The Commitment to a Better Future

The backpack give away was like a giant but low-key birthday party where everyone gets a present. Minus the cake, punch and games. There were no surprises; they knew the presents were on the one hand, school supplies, yet on the other, the key to a better future. They were eager for the key.

So think about this for a minute. If you or I need a few pens and notebooks and a zippered bag to carry them around, we go to the store, pick out what we need and come home. It may take an hour and the whole kit and caboodle costs $100. The Social Security Administration says the national average wage last year was just shy of $43,000. So figure for the average person the shopping and work time combined is four hours.

Now remember, people started waiting in line at roughly 8 p.m. Those first in line were done by 10 a.m. Throw in an hour to get there and home again and another hour to earn the money to get there and home again, plus the effort to get the right paperwork, and it’s easily 20 hours.

Do you have that kind of determination? Would you spend 20 hours for some school supplies? What if you worked two part-time jobs and had to rely on public transportation that was blocks from your home? Would you still have the courage it takes to do what these parents did?

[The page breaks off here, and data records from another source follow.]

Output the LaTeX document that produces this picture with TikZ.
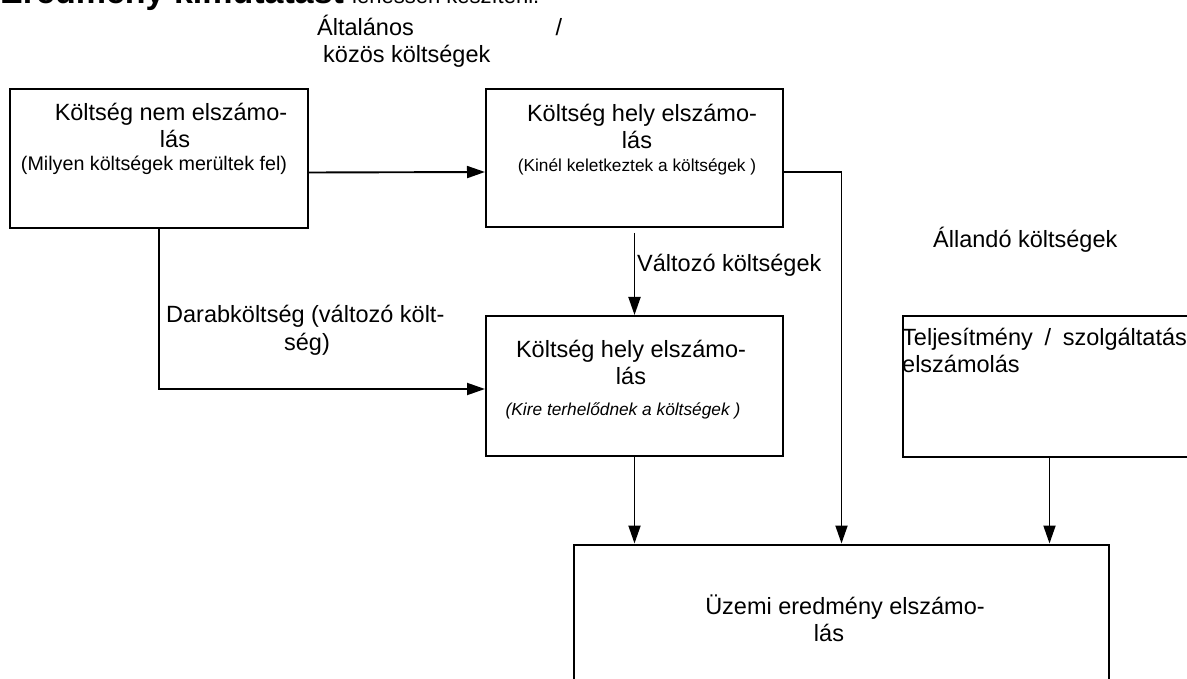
\documentclass[tikz,border=0pt]{standalone}
\usepackage{fontspec}
\setmainfont{Liberation Sans}
\usetikzlibrary{arrows.meta,positioning,calc}
\tikzset{
  kbox/.style={draw, line width=2pt, inner sep=0pt},
  flow/.style={->, line width=1.9pt},
  bigtext/.style={font=\fontsize{23.5}{27}\selectfont, inner sep=0pt, anchor=base},
  midtext/.style={font=\fontsize{19.7}{23}\selectfont, inner sep=0pt, anchor=base},
  notetext/.style={font=\fontsize{17.3}{20}\selectfont, inner sep=0pt, anchor=base},
}

\begin{document}
\begin{tikzpicture}[>={Triangle[length=18pt,width=12pt]}, x=1pt, y=-1pt]
    \path[use as bounding box, fill=white] (0,0) rectangle (1187,679);
    \clip (0,0) rectangle (1187,679);
    % heading, only its lower edge is on the page
    \node[anchor=base west, inner sep=0pt, font=\fontsize{34}{40}\selectfont\bfseries] (cim) at (0,4) {Eredmény kimutatást};
    \node[anchor=base west, inner sep=0pt, font=\fontsize{22}{26}\selectfont] (cimvege) at (352,4) {lehessen készíteni.};
    % boxes
    \node[kbox, minimum width=298pt, minimum height=139pt] (nemelsz) at (159,158.5) {};
    \node[kbox, minimum width=297pt, minimum height=138pt] (helyelsz) at (634.5,158) {};
    \node[kbox, minimum width=297pt, minimum height=140pt] (viseloelsz) at (634.5,386) {};
    \node[kbox, minimum width=294pt, minimum height=140pt] (teljelsz) at (1049.5,386.5) {};
    \node[kbox, minimum width=535pt, minimum height=160pt] (uzemelsz) at (841.5,624.5) {};
    % box texts
    \node[bigtext] (nemA) at (171,121) {Költség nem elszámo-};
    \node[bigtext] (nemB) at (175,148) {lás};
    \node[midtext] (nemC) at (154,171) {(Milyen költségek merültek fel)};
    \node[bigtext] (helyA) at (642,122) {Költség hely elszámo-};
    \node[bigtext] (helyB) at (637,149) {lás};
    \node[notetext] (helyC) at (637,172) {(Kinél keletkeztek a költségek )};
    \node[bigtext] (viseloA) at (631,357) {Költség hely elszámo-};
    \node[bigtext] (viseloB) at (631,384) {lás};
    \node[notetext, font=\fontsize{17.3}{20}\selectfont\itshape] (viseloC) at (623,415) {(Kire terhelődnek a költségek )};
    \node[bigtext, anchor=base west] (teljA) at (902,345) {Teljesítmény\hspace{0.5em}/\hspace{0.5em}szolgáltatás};
    \node[bigtext, anchor=base west] (teljB) at (902,372) {elszámolás};
    \node[bigtext] (uzemA) at (845,614) {Üzemi eredmény elszámo-};
    \node[bigtext] (uzemB) at (829,641) {lás};
    % free labels
    \node[bigtext, anchor=base west] (altA) at (317,36) {Általános};
    \node[bigtext] (altper) at (559,36) {/};
    \node[bigtext, anchor=base west] (altB) at (323,63) {közös költségek};
    \node[bigtext, anchor=base west] (allando) at (933,248) {Állandó költségek};
    \node[bigtext, anchor=base west] (valtozo) at (637,272) {Változó költségek};
    \node[bigtext, anchor=base west] (darabA) at (166,323) {Darabköltség (változó költ-};
    \node[bigtext] (darabB) at (307,350) {ség)};
    % connectors
    \draw[flow] ([yshift=-14pt]nemelsz.east) -- ([yshift=-14pt]helyelsz.west);
    \draw[flow] (nemelsz.south) |- ([yshift=-3pt]viseloelsz.west);
    \draw[flow, shorten <=5pt] (helyelsz.south) -- (viseloelsz.north);
    \draw[flow] ([yshift=-14pt]helyelsz.east) -| (uzemelsz.north);
    \foreach \src in {viseloelsz,teljelsz} {
      \draw[flow] (\src.south) -- (\src.south |- uzemelsz.north);
    }
\end{tikzpicture}
\end{document}
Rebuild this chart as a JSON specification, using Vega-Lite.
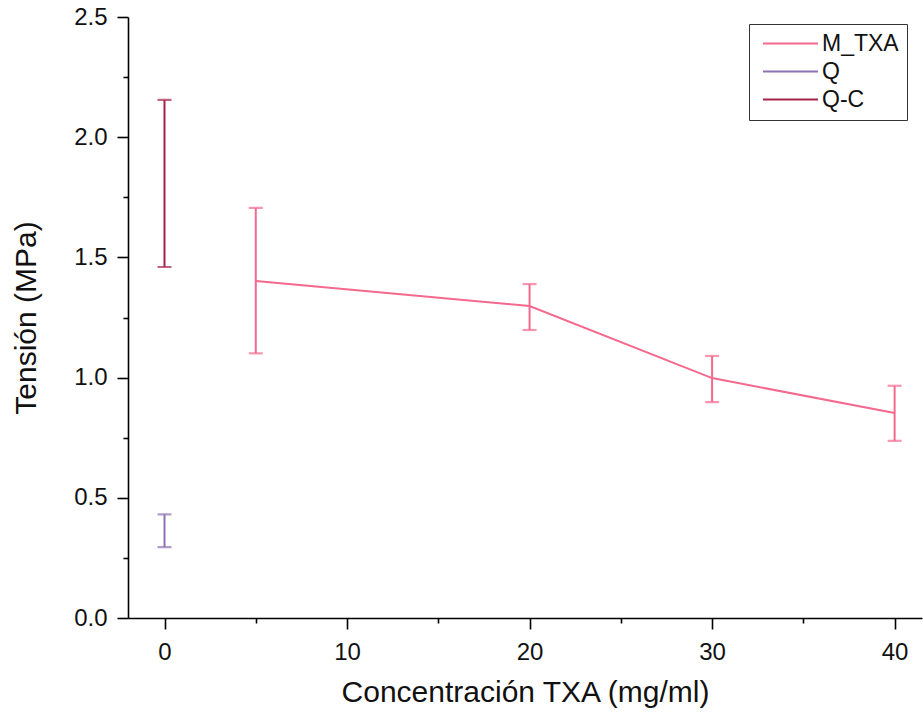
{
  "$schema": "https://vega.github.io/schema/vega-lite/v6.json",
  "width": 794,
  "height": 601,
  "autosize": {"type": "none"},
  "padding": {"left": 128, "top": 17, "right": 1, "bottom": 97},
  "background": "white",
  "config": {
    "view": {"stroke": null},
    "font": "Liberation Sans",
    "axis": {
      "domainColor": "black",
      "domainWidth": 1.6,
      "tickColor": "black",
      "tickWidth": 1.6,
      "grid": false
    }
  },
  "datasets": {
    "pts": [
      {"series": "Q-C", "conc": 0, "mean": null, "lo": 1.46, "hi": 2.155},
      {"series": "Q", "conc": 0, "mean": null, "lo": 0.295, "hi": 0.431},
      {"series": "M_TXA", "conc": 5, "mean": 1.402, "lo": 1.101, "hi": 1.706},
      {"series": "M_TXA", "conc": 20, "mean": 1.298, "lo": 1.198, "hi": 1.389},
      {"series": "M_TXA", "conc": 30, "mean": 0.998, "lo": 0.898, "hi": 1.09},
      {"series": "M_TXA", "conc": 40, "mean": 0.853, "lo": 0.737, "hi": 0.966}
    ]
  },
  "data": {"name": "pts"},
  "layer": [
    {
      "mark": {"type": "point", "opacity": 0},
      "encoding": {
        "x": {"field": "conc", "type": "quantitative",
              "scale": {"domain": [-2, 41.5], "nice": false, "zero": false},
              "axis": {"orient": "bottom", "values": [5, 15, 25, 35], "labels": false, "tickSize": 5, "domain": false, "title": null}},
        "y": {"field": "lo", "type": "quantitative",
              "scale": {"domain": [0, 2.5], "nice": false},
              "axis": {"orient": "left", "values": [0.25, 0.75, 1.25, 1.75, 2.25], "labels": false, "tickSize": 5, "domain": false, "title": null}}
      }
    },
    {
      "mark": {"type": "rule", "strokeWidth": 2},
      "encoding": {
        "x": {"field": "conc", "type": "quantitative",
              "scale": {"domain": [-2, 41.5], "nice": false, "zero": false},
              "axis": {"orient": "bottom", "values": [0, 10, 20, 30, 40], "tickSize": 11, "labelPadding": 11,
                       "labelFontSize": 24, "labelColor": "#111111", "labelFont": "Liberation Sans",
                       "title": "Concentración TXA (mg/ml)", "titleFontSize": 30, "titleFontWeight": "normal", "titleColor": "#111111", "titleFont": "Liberation Sans", "titlePadding": 13}},
        "y": {"field": "lo", "type": "quantitative",
              "scale": {"domain": [0, 2.5], "nice": false},
              "axis": {"orient": "left", "values": [0, 0.5, 1, 1.5, 2, 2.5], "format": ".1f", "tickSize": 11, "labelPadding": 10,
                       "labelFontSize": 24, "labelColor": "#111111", "labelFont": "Liberation Sans",
                       "title": "Tensión (MPa)", "titleFontSize": 30, "titleFontWeight": "normal", "titleColor": "#111111", "titleFont": "Liberation Sans", "titlePadding": 32}},
        "y2": {"field": "hi"},
        "color": {"field": "series", "type": "nominal",
                  "scale": {"domain": ["M_TXA", "Q", "Q-C"], "range": ["#f4698d", "#8b73b3", "#a5234b"]},
                  "legend": {"title": null, "orient": "none", "legendX": 621, "legendY": 7,
                             "symbolType": "M-1,0H9", "symbolSize": 121, "symbolStrokeWidth": 2,
                             "labelFontSize": 23, "labelColor": "#111111", "labelFont": "Liberation Sans",
                             "strokeColor": "#333333", "fillColor": "white", "padding": 8,
                             "rowPadding": 4, "labelOffset": 42}}
      }
    },
    {
      "mark": {"type": "tick", "orient": "horizontal", "size": 14, "thickness": 2.2},
      "encoding": {
        "x": {"field": "conc", "type": "quantitative", "axis": null},
        "y": {"field": "lo", "type": "quantitative", "axis": null},
        "color": {"field": "series", "type": "nominal", "legend": null}
      }
    },
    {
      "mark": {"type": "tick", "orient": "horizontal", "size": 14, "thickness": 2.2},
      "encoding": {
        "x": {"field": "conc", "type": "quantitative", "axis": null},
        "y": {"field": "hi", "type": "quantitative", "axis": null},
        "color": {"field": "series", "type": "nominal", "legend": null}
      }
    },
    {
      "transform": [{"filter": "datum.series == 'M_TXA'"}],
      "mark": {"type": "line", "strokeWidth": 2},
      "encoding": {
        "x": {"field": "conc", "type": "quantitative", "axis": null},
        "y": {"field": "mean", "type": "quantitative", "axis": null},
        "color": {"field": "series", "type": "nominal", "legend": null}
      }
    }
  ],
  "resolve": {"axis": {"x": "independent", "y": "independent"}}
}
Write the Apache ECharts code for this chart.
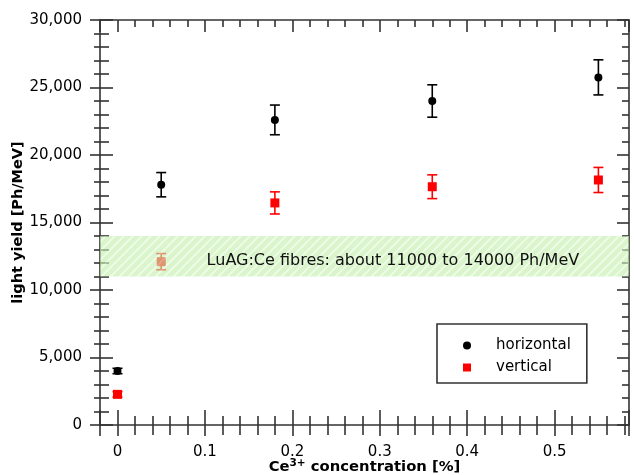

“If you deny yourself commitment,

what can you do with your life?”

~ American Actor Harvey Fierstein

The next time I’m tempted to give up, to break a commitment I have made to myself or my family, I hope I remember the commitment I saw from these people.

We all have the right to bring commitment to everything we do, and that is my Fourth Amendment.

Life is Honest, Open and True: What obstacles do you have to overcome to reach your most cherished dreams? What causes you to say they require too much sacrifice?